Let’s take just one aspect of construction – roads. Over the next decade, the government will complete two major road-making initiatives: the “Golden Quadrilateral” and “North – South – East - West Corridor”. Under these programs, strengthening and four laning of nearly 13,000 kilometers of roads will be undertaken. Given that 2,500 tonnes of cement are consumed per kilometer of a four-lane highway, this translates into additional demand of 32.5 million tonnes! Not bad for an industry, which has an existing capacity of just under 120 million tonnes.
Apart from these programs a massive thrust is being given to the housing sector and road infrastructure in rural areas. Overall demand for cement in the domestic economy is anticipated to grow at 8% in the coming years. By some estimates, consumption of cement will top 200 million tonnes by 2010, as against 93 million tonnes in 2001. But is the cement sector celebrating? Not yet.
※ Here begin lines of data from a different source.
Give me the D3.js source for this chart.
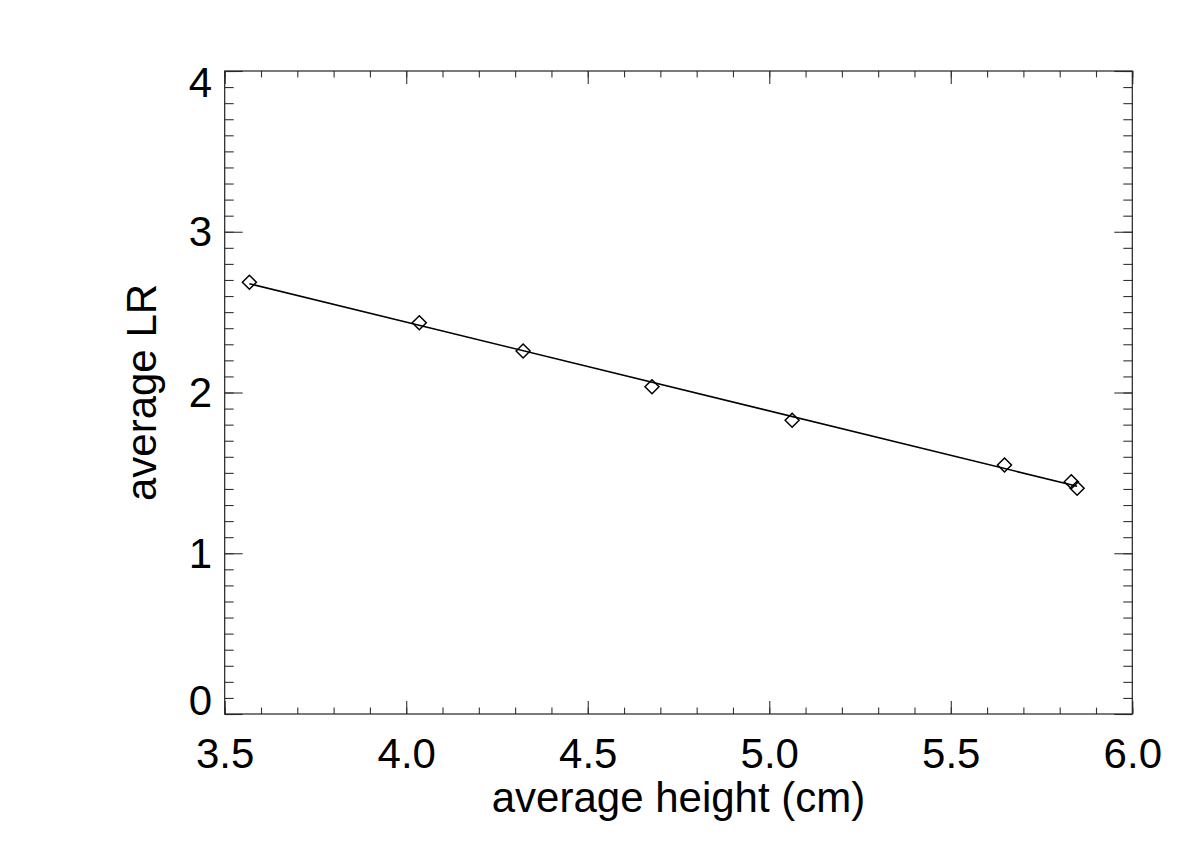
<!DOCTYPE html>
<html>
<head>
<meta charset="utf-8">
<script src="https://cdn.jsdelivr.net/npm/d3@7"></script>
<style>
  body { margin: 0; background: #fff; }
  svg { display: block; }
  text { font-family: "Liberation Sans", Arial, Helvetica, sans-serif; fill: #000; }
</style>
</head>
<body>
<svg id="chart"></svg>
<script>
// data
var heights = [3.568, 4.036, 4.322, 4.677, 5.063, 5.648, 5.832, 5.848];
var avgLR   = [2.686, 2.434, 2.258, 2.036, 1.827, 1.549, 1.445, 1.404];
var xTickVals = [3.5, 4.0, 4.5, 5.0, 5.5, 6.0];
var yTickVals = [0, 1, 2, 3, 4];
var xLabel = "average height (cm)", yLabel = "average LR";

// basic settings
var svgWidth = 1200, svgHeight = 857;
var plotLeft = 224.7, plotRight = 1132.3, plotTop = 71, plotBottom = 714;
var fontSize = 42;

var svg = d3.select('#chart')
  .attr('width', svgWidth)
  .attr('height', svgHeight);

var x = d3.scaleLinear().domain([3.5, 6.0]).range([plotLeft, plotRight]);
var y = d3.scaleLinear().domain([0, 4]).range([plotBottom, plotTop]);

var xMinor = d3.range(35, 61).map(function(d) { return d / 10; });
var yMinor = d3.range(0, 41).map(function(d) { return d / 10; });

var xMajLen = 12.9, xMinLen = 6.4, yMajLen = 18, yMinLen = 9;

function styleAxis(g) {
  g.select('.domain').remove();
  g.selectAll('line').attr('stroke', '#333').attr('stroke-width', 1.1);
}

// minor ticks
svg.append('g').attr('transform', 'translate(0,' + plotBottom + ')')
  .call(d3.axisBottom(x).tickValues(xMinor).tickSize(-xMinLen).tickFormat(''))
  .call(styleAxis);
svg.append('g').attr('transform', 'translate(0,' + plotTop + ')')
  .call(d3.axisTop(x).tickValues(xMinor).tickSize(-xMinLen).tickFormat(''))
  .call(styleAxis);
svg.append('g').attr('transform', 'translate(' + plotLeft + ',0)')
  .call(d3.axisLeft(y).tickValues(yMinor).tickSize(-yMinLen).tickFormat(''))
  .call(styleAxis);
svg.append('g').attr('transform', 'translate(' + plotRight + ',0)')
  .call(d3.axisRight(y).tickValues(yMinor).tickSize(-yMinLen).tickFormat(''))
  .call(styleAxis);

// major ticks + labels
var xAxisEle = svg.append('g').attr('transform', 'translate(0,' + plotBottom + ')')
  .call(d3.axisBottom(x).tickValues(xTickVals).tickSize(-xMajLen).tickPadding(0)
    .tickFormat(d3.format('.1f')))
  .call(styleAxis);
xAxisEle.selectAll('text')
  .attr('y', 54).attr('dy', 0)
  .style('font-size', fontSize + 'px')
  .attr('font-family', null);

svg.append('g').attr('transform', 'translate(0,' + plotTop + ')')
  .call(d3.axisTop(x).tickValues(xTickVals).tickSize(-xMajLen).tickFormat(''))
  .call(styleAxis);

var yAxisEle = svg.append('g').attr('transform', 'translate(' + plotLeft + ',0)')
  .call(d3.axisLeft(y).tickValues(yTickVals).tickSize(-yMajLen).tickPadding(12.5)
    .tickFormat(d3.format('d')))
  .call(styleAxis);
yAxisEle.selectAll('text')
  .attr('dy', 0)
  .attr('y', function(d) {
    // IDL pulls the end labels inside the axis range
    if (d === 4) return 25;
    if (d === 0) return 0;
    return 14;
  })
  .style('font-size', fontSize + 'px')
  .attr('font-family', null);

svg.append('g').attr('transform', 'translate(' + plotRight + ',0)')
  .call(d3.axisRight(y).tickValues(yTickVals).tickSize(-yMajLen).tickFormat(''))
  .call(styleAxis);

// frame
svg.append('rect')
  .attr('x', plotLeft).attr('y', plotTop)
  .attr('width', plotRight - plotLeft).attr('height', plotBottom - plotTop)
  .attr('fill', 'none').attr('stroke', '#222').attr('stroke-width', 1.2);

// least squares fit through the points
var mx = d3.mean(heights), my = d3.mean(avgLR);
var sxy = d3.sum(heights, function(d, i) { return (d - mx) * (avgLR[i] - my); });
var sxx = d3.sum(heights, function(d) { return (d - mx) * (d - mx); });
var slope = sxy / sxx, icpt = my - slope * mx;
var xExt = d3.extent(heights);

svg.append('path')
  .datum(xExt)
  .attr('d', d3.line()
    .x(function(d) { return x(d); })
    .y(function(d) { return y(icpt + slope * d); }))
  .attr('fill', 'none').attr('stroke', '#000').attr('stroke-width', 1.6);

// diamonds
var pts = heights.map(function(d, i) { return [d, avgLR[i]]; });
svg.append('g').selectAll('path')
  .data(pts)
  .enter()
  .append('path')
  .attr('d', 'M0,-7L7,0L0,7L-7,0Z')
  .attr('transform', function(d) {
    return 'translate(' + x(d[0]) + ',' + y(d[1]) + ')';
  })
  .attr('fill', 'none').attr('stroke', '#000').attr('stroke-width', 1.5);

// axis titles
svg.append('text')
  .attr('x', (plotLeft + plotRight) / 2).attr('y', 812)
  .attr('text-anchor', 'middle')
  .style('font-size', fontSize + 'px')
  .text(xLabel);

svg.append('text')
  .attr('transform', 'translate(156,' + ((plotTop + plotBottom) / 2) + ') rotate(-90)')
  .attr('text-anchor', 'middle')
  .style('font-size', fontSize + 'px')
  .text(yLabel);
</script>
</body>
</html>
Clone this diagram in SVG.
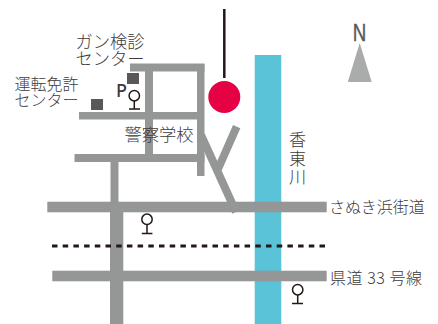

The construction story has always been there. However, time and again, demand has fallen short of expectations, as either the government did not have the resources to fund construction or a slowdown in the economy suppressed private sector demand. The result was a glut in supply, as capacity was built in anticipation of a boom in demand. Indeed, excessive supply suppressed prices leading to large-scale losses early last year. ACC, India's largest cement company, posted a loss of Rs 590 m in FY00.
However, things may be beginning to look up for the cement sector. Capacity additions have slowed down as low realisations have reduced the incentive to invest in fresh capacity. Also, demand from the road sector is finally showing up. Coupled with demand from housing sectors and reconstruction demand from Gujarat (anticipated at a total of 6 million tonnes in FY02 and FY03), the sector may finally be set for better times.
But there is one glitch. It is not the improving demand-supply scenario that is responsible for the recent improvement in the profitability of the sector. It’s cartelisation. Leading cement manufacturers have come together in an effort to boost cement prices, and indeed, they have met with considerable success over the last eight – nine months. This is amply clear from the financial performance of ACC over the last five quarters (a part of the improvement though has to be attributed to the cost cutting efforts initiated by the company).
The biggest worry for the cement sector today is whether the cartel will hold up or not. If it does, managed supply will ensure that companies continue to operate profitably. Any break up in the cartel will almost surely result in a large fall in the now artificially inflated prices, thus denting profitability significantly.
The fortunes of the cement sector are inextricably linked to the performance of the economy. As the economy picks up pace (due to the monsoon), the cement sector should be a key beneficiary. However, whether this growth will be profitable will be determined by the survival of the cartel.